▶ _Work to complete_
In the material below, please retype the lines from the very first through the one with "400, 444, 486]", exactly and without pictures.

::::

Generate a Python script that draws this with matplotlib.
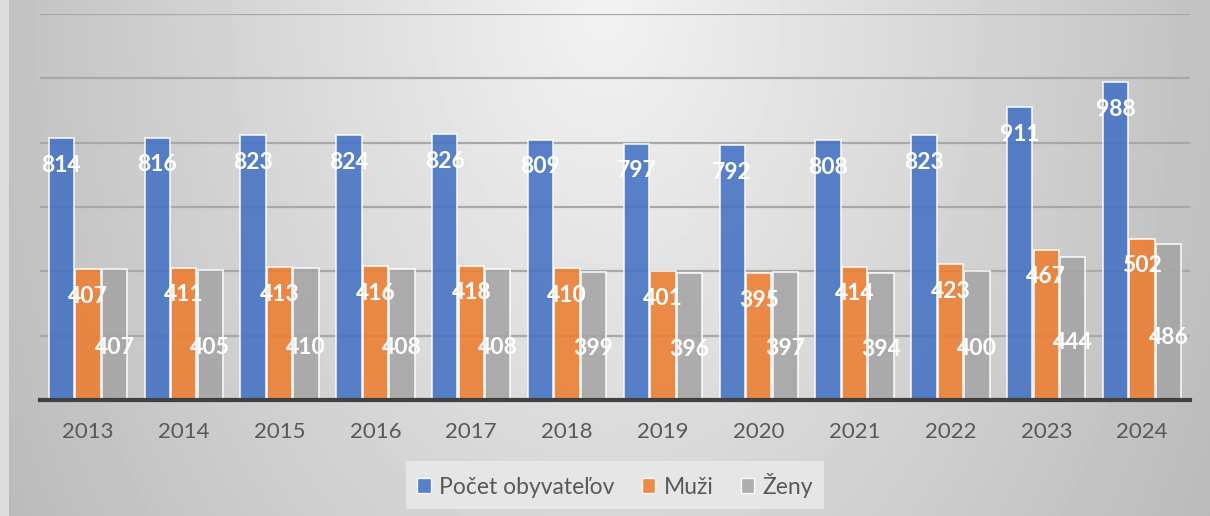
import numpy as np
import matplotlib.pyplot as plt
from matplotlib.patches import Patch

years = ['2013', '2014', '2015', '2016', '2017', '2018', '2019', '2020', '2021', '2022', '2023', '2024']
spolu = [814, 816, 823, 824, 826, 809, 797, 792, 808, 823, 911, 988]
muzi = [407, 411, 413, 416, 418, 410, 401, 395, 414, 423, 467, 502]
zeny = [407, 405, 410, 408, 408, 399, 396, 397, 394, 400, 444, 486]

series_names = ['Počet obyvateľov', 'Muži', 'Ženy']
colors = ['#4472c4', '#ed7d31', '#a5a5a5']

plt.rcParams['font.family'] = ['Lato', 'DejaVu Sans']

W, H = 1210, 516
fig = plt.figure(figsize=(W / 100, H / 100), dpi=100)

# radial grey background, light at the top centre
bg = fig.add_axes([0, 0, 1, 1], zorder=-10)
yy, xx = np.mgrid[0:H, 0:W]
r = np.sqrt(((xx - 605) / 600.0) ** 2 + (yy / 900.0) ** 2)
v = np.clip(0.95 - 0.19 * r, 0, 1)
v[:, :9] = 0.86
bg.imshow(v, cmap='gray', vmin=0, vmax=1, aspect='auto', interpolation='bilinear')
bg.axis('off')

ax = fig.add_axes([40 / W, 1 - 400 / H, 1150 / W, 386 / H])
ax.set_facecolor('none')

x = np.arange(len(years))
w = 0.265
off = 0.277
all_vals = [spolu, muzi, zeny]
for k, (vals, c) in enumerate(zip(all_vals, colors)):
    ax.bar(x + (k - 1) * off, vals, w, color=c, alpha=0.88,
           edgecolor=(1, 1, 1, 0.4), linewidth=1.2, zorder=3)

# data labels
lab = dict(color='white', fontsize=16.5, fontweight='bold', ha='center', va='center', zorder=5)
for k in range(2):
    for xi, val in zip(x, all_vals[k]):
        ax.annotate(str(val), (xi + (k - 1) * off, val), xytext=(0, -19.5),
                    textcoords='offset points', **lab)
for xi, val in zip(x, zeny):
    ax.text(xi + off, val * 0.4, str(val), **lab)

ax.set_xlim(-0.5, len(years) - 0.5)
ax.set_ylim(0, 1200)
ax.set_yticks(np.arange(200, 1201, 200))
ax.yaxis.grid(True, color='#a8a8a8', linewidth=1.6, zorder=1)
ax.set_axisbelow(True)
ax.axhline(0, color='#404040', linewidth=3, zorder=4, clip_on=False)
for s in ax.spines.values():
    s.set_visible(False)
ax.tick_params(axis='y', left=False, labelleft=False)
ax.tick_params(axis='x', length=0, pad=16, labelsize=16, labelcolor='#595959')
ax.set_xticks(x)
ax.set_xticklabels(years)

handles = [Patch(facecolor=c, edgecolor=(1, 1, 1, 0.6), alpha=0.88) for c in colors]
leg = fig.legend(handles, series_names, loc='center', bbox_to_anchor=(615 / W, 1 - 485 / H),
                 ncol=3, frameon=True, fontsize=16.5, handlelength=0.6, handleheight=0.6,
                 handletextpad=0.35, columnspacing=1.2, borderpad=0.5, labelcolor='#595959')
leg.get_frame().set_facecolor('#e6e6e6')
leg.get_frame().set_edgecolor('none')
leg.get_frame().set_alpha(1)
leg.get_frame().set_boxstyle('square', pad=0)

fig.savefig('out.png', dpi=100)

::::

▶ _Result below_
Generate a Python script that draws this with matplotlib.
import numpy as np
import matplotlib.pyplot as plt
from matplotlib.patches import Patch

years = ['2013', '2014', '2015', '2016', '2017', '2018', '2019', '2020', '2021', '2022', '2023', '2024']
spolu = [814, 816, 823, 824, 826, 809, 797, 792, 808, 823, 911, 988]
muzi = [407, 411, 413, 416, 418, 410, 401, 395, 414, 423, 467, 502]
zeny = [407, 405, 410, 408, 408, 399, 396, 397, 394, 400, 444, 486]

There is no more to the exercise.